主人公はラッキービーストによって暫定パークガイドに任命されることで、象徴的に生まれ変わります。(まさに成長の物語なのです。)
そこでキーアイテムになるのが羽根の二枚揃った帽子なのですが、ここで大事な役割を果たすのが第1話から主人公を帽子泥棒と思って追いかけてきたアライグマのアライさんというキャラクターです。

帽子泥棒だと思っていた相手が、実は旅の折々でよい評判を聞いて自分も尊敬していた「かばんさん」だったことを知って、アライさんは帽子を引き渡します。
この帽子は「パークガイドに相応しい人物」を示す意味あいを帯びていますが、それを受け取る権利は「主人公がパークのフレンズたちを手助けしてきた」という事実が元になっています。
そして、アライさんは図らずも裁定者としての役割を(トリックスター的に)演じていることになります。


第三幕
第二の転換点で自分の進むべき道を決めた主人公は、島の外に出るための船を犠牲にしてフレンズたちを助けることを選びます。

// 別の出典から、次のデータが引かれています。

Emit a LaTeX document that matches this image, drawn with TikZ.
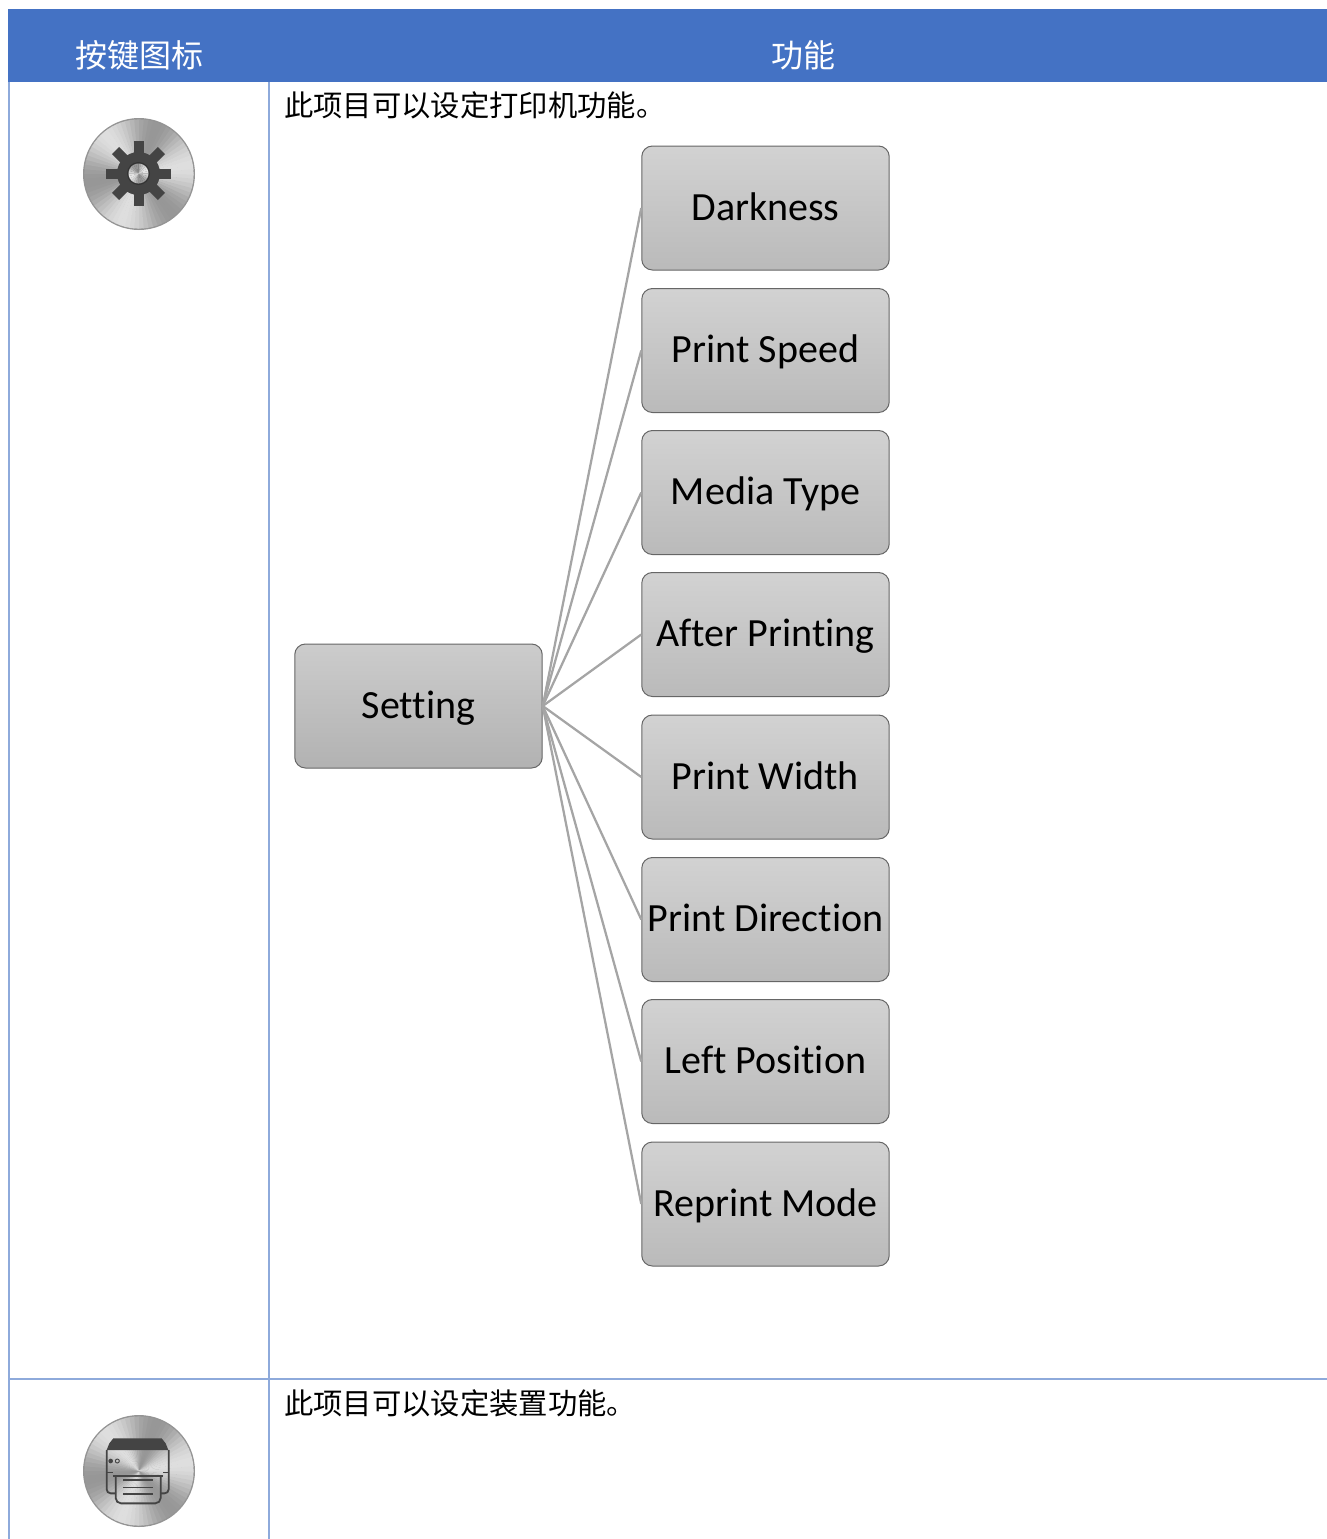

かばんという主人公には、強みと弱みとが上手く設定されています。
主人公の強みはヒトとしての知恵で、これを使って毎回の問題を解決してきました。他方の弱点は、臆病さと(他のフレンズと比較しての)身体能力の低さです。

第11話で登場した大型セルリアンに対して、主人公が知恵を使って立てた作戦は有効でした。
しかしその作戦でセルリアンを倒すことはできても、セルリアンに取り込まれたサーバルを救うことはできないというパラドクスに直面します。
知恵だけでは解決できないこの状況に対して、主人公は自分の弱点である臆病さと身体能力の低さを克服する行動を示して、その人間的成長を見せます。

そして最終話で主人公の選択の結果とその後が描かれます。


まとめ
形式的に区分けしてみると、意外に第二幕後半が長いことに気づきました。
第二幕後半は大まかに言って主人公の苦境パートですが、あまり苦境を強調していないので視聴者へのストレスは小さくなっていると思います(不穏な雰囲気は出ていますが)。

物語に大きな起伏がないままほのぼのと進行して、終盤で深刻な事件の発生と解決を描いて終わるところ、同時に序盤から背後に不吉なものが流れ続けているところ、作品世界の不思議な面がだんだんと明かされていくところなどが、ちょっと「となりのトトロ」にも似ているようにも思いました。
もちろん似てないところも色々ありますけど。

「けものフレンズ」について書こうと思ったのですが、なかなか考えがまとまらず、だいぶ時間がかかってしまいました。どういう切り口で書くか迷ったのですが、とりあえず構成を中心に考えてみました。
書き残したことがある気分ですが、思いついたらまた何か書いてみます。